A new campaign has been launched to increase awareness of duty of care legislation for waste, with new research revealing that over half of UK businesses are not complying with it.
The ‘Right Waste, Right Place’ campaign aims to inform small and medium businesses about their obligations on waste.
Duty of care is a legal requirement for anyone dealing with or producing controlled wastes. A revised code of practice was published by the Environment Agency in March 2016.
Waste duty of care obligations include:
- Preventing unauthorised or harmful deposit, treatment or disposal of waste
- Preventing a breach of an environmental permit
- Preventing the escape of waste by ensuring that it is handled and stored correctly
- Checking that waste leaving a site is transferred to an authorised person or business
- Providing an accurate description of waste when it is transferred.

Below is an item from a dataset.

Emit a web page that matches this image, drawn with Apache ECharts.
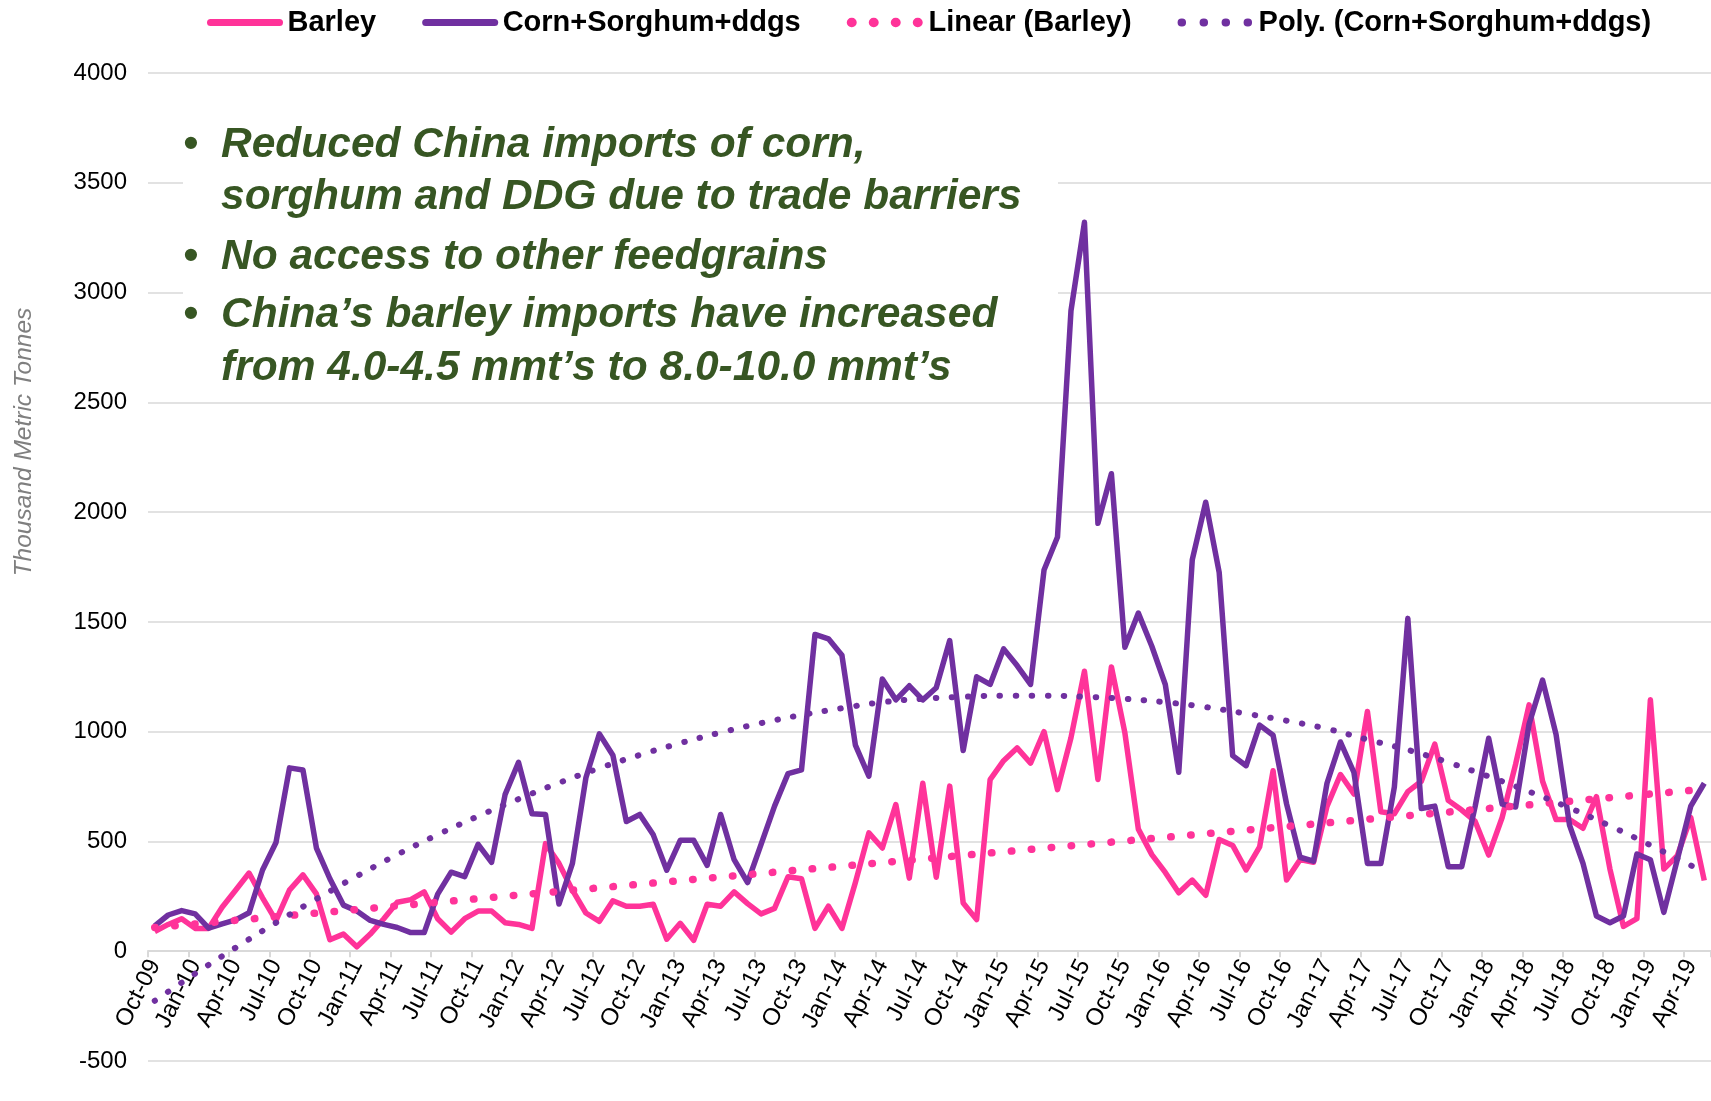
<!DOCTYPE html>
<html>
  <head>
    <meta charset="utf-8" />
    <title>China feedgrain imports</title>
    <script src="https://cdn.jsdelivr.net/npm/echarts@6/dist/echarts.min.js"></script>
    <style>
      html, body { margin: 0; padding: 0; background: #fff; }
    </style>
  </head>
  <body>
    <div id="main" style="width: 1711px;height:1101px;"></div>
    <script type="text/javascript">
// monthly imports, thousand metric tonnes, Oct-09 .. May-19
var barley = [
  90, 122, 148, 104, 104, 200, 278, 356, 243, 139, 278, 348,
  261, 52, 78, 20, 78, 148, 223, 235, 270, 148, 87, 148,
  183, 183, 130, 122, 104, 490, 400, 278, 174, 136, 230, 205,
  205, 214, 55, 127, 50, 214, 205, 270, 217, 170, 195, 339,
  330, 104, 205, 104, 313, 539, 470, 668, 333, 765, 337, 752,
  220, 144, 782, 868, 926, 857, 1000, 736, 972, 1275, 782, 1295,
  995, 556, 440, 359, 266, 324, 255, 509, 482, 370, 475, 822,
  324, 417, 405, 660, 805, 716, 1092, 635, 626, 727, 774, 943,
  687, 643, 591, 438, 609, 852, 1122, 774, 600, 600, 560, 704,
  374, 113, 148, 1145, 374, 435, 609, 322
];
var corn = [
  115, 165, 185, 170, 105, 125, 143, 175, 370, 495, 835, 825,
  470, 330, 210, 183, 140, 122, 108, 85, 85, 260, 360, 340,
  487, 405, 713, 860, 626, 623, 215, 400, 790, 990, 893, 591,
  623, 530, 369, 505, 505, 391, 623, 417, 313, 487, 661, 809,
  826, 1443, 1423, 1348, 939, 797, 1240, 1145, 1209, 1145, 1200, 1415,
  914, 1250, 1215, 1377, 1301, 1215, 1736, 1887, 2917, 3320, 1949, 2175,
  1384, 1540, 1389, 1215, 815, 1782, 2045, 1725, 891, 845, 1030, 984,
  671, 428, 410, 765, 953, 814, 400, 400, 748, 1516, 650, 661,
  385, 385, 661, 970, 670, 657, 1035, 1235, 988, 574, 400, 160,
  130, 160, 443, 417, 177, 417, 661, 765
];
// trendlines
var barleyTrendEnds = [108, 738];            // first and last month
var cornTrendQuarterly = [                  // every 3rd month from Oct-09, then May-19
  -226, -102, 16, 130, 238, 342, 440, 531, 615, 693,
  767, 834, 894, 948, 996, 1039, 1076, 1107, 1134, 1150,
  1159, 1164, 1164, 1159, 1150, 1134, 1112, 1082, 1050, 1013,
  964, 917, 860, 796, 727, 653, 571, 483, 391, 362
];
var monthNames = ['Jan','Feb','Mar','Apr','May','Jun','Jul','Aug','Sep','Oct','Nov','Dec'];
var yTicks = { min: -500, max: 4000, step: 500 };
var notes = [
  'Reduced China imports of corn,',
  'sorghum and DDG due to trade barriers',
  'No access to other feedgrains',
  'China\u2019s barley imports have increased',
  'from 4.0-4.5 mmt\u2019s to 8.0-10.0 mmt\u2019s'
];
var bulletLines = [0, 2, 3];

var months = [];
for (var k = 0; k < barley.length; k++) {
  var m = (9 + k) % 12;
  var yr = 9 + Math.floor((9 + k) / 12);
  months.push(monthNames[m] + '-' + (yr < 10 ? '0' + yr : '' + yr));
}
var last = months.length - 1;

var linearTrend = months.map(function (d, i) {
  if (i === 0) return barleyTrendEnds[0];
  if (i === last) return barleyTrendEnds[1];
  return null;
});
var polyTrend = months.map(function (d, i) {
  if (i % 3 === 0) return cornTrendQuarterly[i / 3];
  if (i === last) return cornTrendQuarterly[cornTrendQuarterly.length - 1];
  return null;
});

var PINK = '#FF3399';
var PURPLE = '#7030A0';
var GREEN = '#375623';
var FONT = '"Liberation Sans", Arial, sans-serif';

// plot box: y axis runs -500..4000, x axis is lifted onto the zero line
var gridTop = 73, gridBottom = 40, plotH = 1101 - gridTop - gridBottom;
var zeroShift = plotH * (0 - yTicks.min) / (yTicks.max - yTicks.min);

// note box graphics
var noteBaselines = [160, 212, 272, 330, 383];
var noMarker = { color: 'rgba(0,0,0,0)', borderWidth: 0 };
var graphics = [
  {
    type: 'rect', z: 1,
    shape: { x: 183, y: 96, width: 875, height: 298 },
    style: { fill: '#fff' }
  },
  {
    type: 'text', z: 5, x: 24, y: 442, rotation: Math.PI / 2,
    style: {
      text: 'Thousand Metric Tonnes', fill: '#7F7F7F',
      fontFamily: FONT, fontSize: 24.5, fontStyle: 'italic',
      align: 'center', verticalAlign: 'middle'
    }
  }
];
notes.forEach(function (line, i) {
  graphics.push({
    type: 'text', z: 5, x: 221, y: noteBaselines[i] - 14.7,
    style: {
      text: line, fill: GREEN, fontFamily: FONT, fontSize: 42.5,
      fontWeight: 'bold', fontStyle: 'italic',
      align: 'left', verticalAlign: 'middle'
    }
  });
});
bulletLines.forEach(function (i) {
  graphics.push({
    type: 'text', z: 5, x: 191, y: noteBaselines[i] - 14.7,
    style: {
      text: '\u2022', fill: GREEN, fontFamily: FONT, fontSize: 42.5,
      fontWeight: 'bold', align: 'center', verticalAlign: 'middle'
    }
  });
});

var myChart = echarts.init(document.getElementById('main'));
myChart.setOption({
  animation: false,
  backgroundColor: '#fff',
  grid: { left: 148, right: -6, top: gridTop, bottom: gridBottom, containLabel: false },
  legend: {
    left: 207, top: 8, padding: 0,
    itemWidth: 69, itemHeight: 20, itemGap: 46,
    textStyle: { fontFamily: FONT, fontSize: 29, fontWeight: 'bold', color: '#000', padding: [0, 0, 0, 3] },
    data: [
      { name: 'Barley', itemStyle: noMarker, lineStyle: { width: 7, cap: 'round', color: PINK } },
      { name: 'Corn+Sorghum+ddgs', itemStyle: noMarker, lineStyle: { width: 7, cap: 'round', color: PURPLE } },
      { name: 'Linear (Barley)', itemStyle: noMarker, lineStyle: { width: 9.5, cap: 'round', type: [0.5, 21.5], color: PINK } },
      { name: 'Poly. (Corn+Sorghum+ddgs)', itemStyle: noMarker, lineStyle: { width: 8, cap: 'round', type: [0.5, 21.5], color: PURPLE } }
    ]
  },
  graphic: graphics,
  xAxis: {
    type: 'category',
    data: months,
    boundaryGap: true,
    position: 'bottom',
    offset: -zeroShift,
    axisLine: { onZero: false, lineStyle: { color: '#D9D9D9', width: 2 } },
    axisTick: { show: true, interval: 2, length: 6, lineStyle: { color: '#D9D9D9', width: 2 } },
    axisLabel: { interval: 2, rotate: 63, margin: 10, fontFamily: FONT, fontSize: 24, color: '#000' },
    splitLine: { show: false }
  },
  yAxis: {
    type: 'value',
    min: yTicks.min, max: yTicks.max, interval: yTicks.step,
    axisLine: { show: false },
    axisTick: { show: false },
    axisLabel: {
      margin: 21, fontFamily: FONT, fontSize: 24, color: '#000',
      formatter: function (v) { return String(v); }
    },
    splitLine: { lineStyle: { color: '#D9D9D9', width: 1.5 } }
  },
  series: [
    {
      name: 'Barley', type: 'line', data: barley,
      symbol: 'none', color: PINK,
      lineStyle: { width: 5.5, color: PINK, join: 'round' }
    },
    {
      name: 'Corn+Sorghum+ddgs', type: 'line', data: corn,
      symbol: 'none', color: PURPLE,
      lineStyle: { width: 5.5, color: PURPLE, join: 'round' }
    },
    {
      name: 'Linear (Barley)', type: 'line', data: linearTrend,
      symbol: 'none', connectNulls: true, color: PINK,
      lineStyle: { width: 7.5, color: PINK, type: [0.5, 19.5], cap: 'round' }
    },
    {
      name: 'Poly. (Corn+Sorghum+ddgs)', type: 'line', data: polyTrend,
      symbol: 'none', connectNulls: true, smooth: 0.4, color: PURPLE,
      lineStyle: { width: 6, color: PURPLE, type: [0.5, 15.5], cap: 'round' }
    }
  ]
});
    </script>
  </body>
</html>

The Right Waste, Right Place website will be continually updated with useful information to help businesses comply and access a wide range of further resources.
A second phase of the campaign, starting in June 2016, will target specific sectors.
According to the ESA’s own research, 56 per cent of UK businesses are not complying with duty of care requirements. The vast majority of this number are small and medium sized enterprises (SMEs).
“Very few organisations wants to actively flout the law, but most are simply not informed about what they have to do”, said Sam Corp, head of regulation at the ESA.
“Unfortunately being uninformed is no protection from the law and we believe that more companies will find themselves exposed to prosecution unless they take the right steps to comply. The Right Waste, Right Place campaign is designed to help fill the very evident knowledge gap.”
It is also hoped that improved compliance with duty of care guidelines amongst waste producers will also tackle the UK’s growing problem with waste crime by helping companies to identify rogue traders.
Fly-tipping of commercial waste rose by nearly 20 per cent last year, according to the ESA.
Mat Crocker, deputy director of waste and illegals at the Environment Agency, said: “Sadly waste crime is still a big problem in England.
“The Right Waste, Right Place campaign will help businesses to realise and practically address their obligations under law so that they can become compliant and keep waste out of the hands of criminals. In doing so we believe that most companies, no matter what size, will save money and become more efficient.”